## [RECORDS FOR THIS EXERCISE]

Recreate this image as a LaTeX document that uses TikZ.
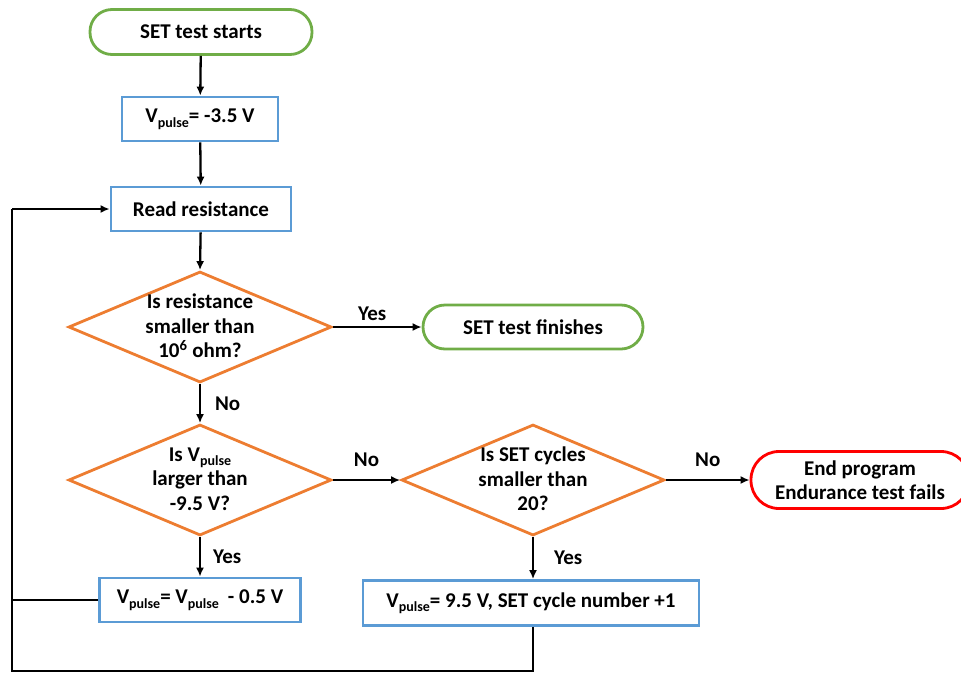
\documentclass[tikz,border=0pt]{standalone}
\usepackage{fontspec}
\setmainfont{Carlito}
\usetikzlibrary{shapes.geometric,arrows.meta}
\definecolor{cgreen}{HTML}{70AD47}
\definecolor{cblue}{HTML}{5B9BD5}
\definecolor{corange}{HTML}{ED7D31}
\definecolor{cred}{HTML}{FF0000}
\newcommand\vsub{\raisebox{-4.5pt}{\fontsize{14}{14}\selectfont pulse}}
\newcommand\Vp{V\vsub}
\begin{document}
\begin{tikzpicture}[x=1pt,y=-1pt,
  every node/.style={font=\fontsize{21}{24.5}\selectfont\bfseries},
  term/.style={draw=#1, line width=2.8pt, rounded corners=22pt, inner sep=0pt},
  proc/.style={draw=cblue, line width=2.8pt, inner sep=0pt, minimum height=44pt},
  decision/.style={draw=corange, diamond, line width=2.8pt, inner sep=0pt, minimum width=263pt, minimum height=111pt},
  txt/.style={align=center, inner sep=0pt},
  arr/.style={line width=2.3pt, -{Latex[length=9pt,width=8pt]}},
  ln/.style={line width=2.3pt}]
\useasboundingbox (0,0) rectangle (961,673);
% nodes
\node[term=cgreen, minimum width=222pt, minimum height=45pt] (start) at (201,32) {SET test starts};
\node[proc, minimum width=156pt] (vset) at (200,119) {\Vp= -3.5 V};
\node[proc, minimum width=180pt] (read) at (201,209) {Read resistance};
\node[decision] (d1) at (200,327) {};
\node[txt] (d1t) at (200,326) {Is resistance\\smaller than\\10\textsuperscript{6} ohm?};
\node[term=cgreen, minimum width=220pt, minimum height=44pt] (fin) at (533,327) {SET test finishes};
\node[decision] (d2) at (200,480) {};
\node[txt] (d2t) at (200,479) {Is \Vp\\larger than\\-9.5 V?};
\node[decision] (d3) at (533,480) {};
\node[txt] (d3t) at (533,479) {Is SET cycles\\smaller than\\20?};
\node[term=cred, rounded corners=28pt, minimum width=218pt, minimum height=57pt, align=center] (endp) at (860,480) {End program\\Endurance test fails};
\node[proc, minimum width=201pt] (dec) at (200,600) {\Vp= \Vp\hspace{9pt}- 0.5 V};
\node[proc, minimum width=336pt, minimum height=45pt] (setc) at (531,603) {\Vp= 9.5 V, SET cycle number +1};
% coordinates
\coordinate (lt) at (12,209);
\coordinate (lm) at (12,600);
\coordinate (lb) at (12,671);
\coordinate (rb) at (533,671);
% connectors
\draw[arr] (start) -- (vset);
\draw[arr] (vset) -- (read);
\draw[arr] (read) -- (d1.north);
\draw[arr] (d1.east) -- node[above=5pt, xshift=-5pt, inner sep=0pt] {Yes} (fin.west);
\draw[arr] (d1.south) -- node[right=14pt, inner sep=0pt] {No} (d2.north);
\draw[arr] (d2.east) -- node[above=12pt, inner sep=0pt] {No} (d3.west);
\draw[arr] (d3.east) -- node[above=12pt, inner sep=0pt] {No} (endp.west);
\draw[arr] (d2.south) -- node[right=12pt, inner sep=0pt] {Yes} (dec.north);
\draw[arr] (d3.south) -- node[right=20pt, inner sep=0pt] {Yes} (d3.south |- setc.north);
\draw[ln] (dec.west) -- (lm);
\draw[ln] (setc.south -| rb) -- (rb) -- (lb) -- (lt);
\draw[arr] (lt) -- (read.west);
\end{tikzpicture}
\end{document}
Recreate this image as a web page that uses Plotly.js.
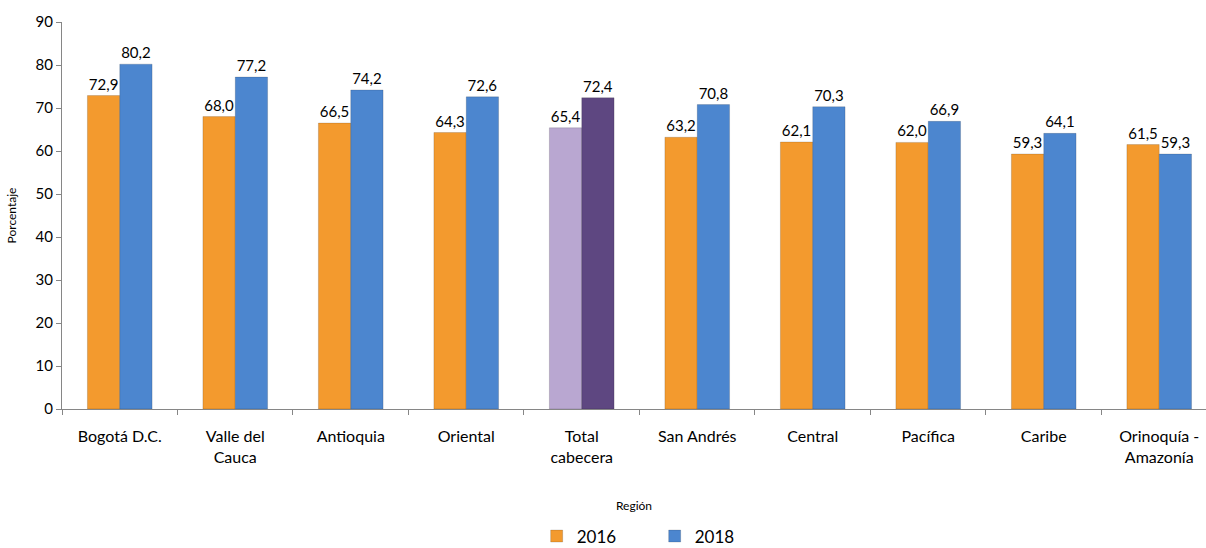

## [EXERCISE DETAILS]
Reproduce all entries without any change, and omit the pictures.

## [RESPONSE FOR THIS EXERCISE]
Recreate this image as a LaTeX document that uses TikZ.
\documentclass[tikz,border=0pt]{standalone}
\usepackage{fontspec}
\setmainfont{Carlito}
\usetikzlibrary{shapes.geometric,arrows.meta}
\definecolor{cgreen}{HTML}{70AD47}
\definecolor{cblue}{HTML}{5B9BD5}
\definecolor{corange}{HTML}{ED7D31}
\definecolor{cred}{HTML}{FF0000}
\newcommand\vsub{\raisebox{-4.5pt}{\fontsize{14}{14}\selectfont pulse}}
\newcommand\Vp{V\vsub}
\begin{document}
\begin{tikzpicture}[x=1pt,y=-1pt,
  every node/.style={font=\fontsize{21}{24.5}\selectfont\bfseries},
  term/.style={draw=#1, line width=2.8pt, rounded corners=22pt, inner sep=0pt},
  proc/.style={draw=cblue, line width=2.8pt, inner sep=0pt, minimum height=44pt},
  decision/.style={draw=corange, diamond, line width=2.8pt, inner sep=0pt, minimum width=263pt, minimum height=111pt},
  txt/.style={align=center, inner sep=0pt},
  arr/.style={line width=2.3pt, -{Latex[length=9pt,width=8pt]}},
  ln/.style={line width=2.3pt}]
\useasboundingbox (0,0) rectangle (961,673);
% nodes
\node[term=cgreen, minimum width=222pt, minimum height=45pt] (start) at (201,32) {SET test starts};
\node[proc, minimum width=156pt] (vset) at (200,119) {\Vp= -3.5 V};
\node[proc, minimum width=180pt] (read) at (201,209) {Read resistance};
\node[decision] (d1) at (200,327) {};
\node[txt] (d1t) at (200,326) {Is resistance\\smaller than\\10\textsuperscript{6} ohm?};
\node[term=cgreen, minimum width=220pt, minimum height=44pt] (fin) at (533,327) {SET test finishes};
\node[decision] (d2) at (200,480) {};
\node[txt] (d2t) at (200,479) {Is \Vp\\larger than\\-9.5 V?};
\node[decision] (d3) at (533,480) {};
\node[txt] (d3t) at (533,479) {Is SET cycles\\smaller than\\20?};
\node[term=cred, rounded corners=28pt, minimum width=218pt, minimum height=57pt, align=center] (endp) at (860,480) {End program\\Endurance test fails};
\node[proc, minimum width=201pt] (dec) at (200,600) {\Vp= \Vp\hspace{9pt}- 0.5 V};
\node[proc, minimum width=336pt, minimum height=45pt] (setc) at (531,603) {\Vp= 9.5 V, SET cycle number +1};
% coordinates
\coordinate (lt) at (12,209);
\coordinate (lm) at (12,600);
\coordinate (lb) at (12,671);
\coordinate (rb) at (533,671);
% connectors
\draw[arr] (start) -- (vset);
\draw[arr] (vset) -- (read);
\draw[arr] (read) -- (d1.north);
\draw[arr] (d1.east) -- node[above=5pt, xshift=-5pt, inner sep=0pt] {Yes} (fin.west);
\draw[arr] (d1.south) -- node[right=14pt, inner sep=0pt] {No} (d2.north);
\draw[arr] (d2.east) -- node[above=12pt, inner sep=0pt] {No} (d3.west);
\draw[arr] (d3.east) -- node[above=12pt, inner sep=0pt] {No} (endp.west);
\draw[arr] (d2.south) -- node[right=12pt, inner sep=0pt] {Yes} (dec.north);
\draw[arr] (d3.south) -- node[right=20pt, inner sep=0pt] {Yes} (d3.south |- setc.north);
\draw[ln] (dec.west) -- (lm);
\draw[ln] (setc.south -| rb) -- (rb) -- (lb) -- (lt);
\draw[arr] (lt) -- (read.west);
\end{tikzpicture}
\end{document}
Recreate this image as a web page that uses Plotly.js.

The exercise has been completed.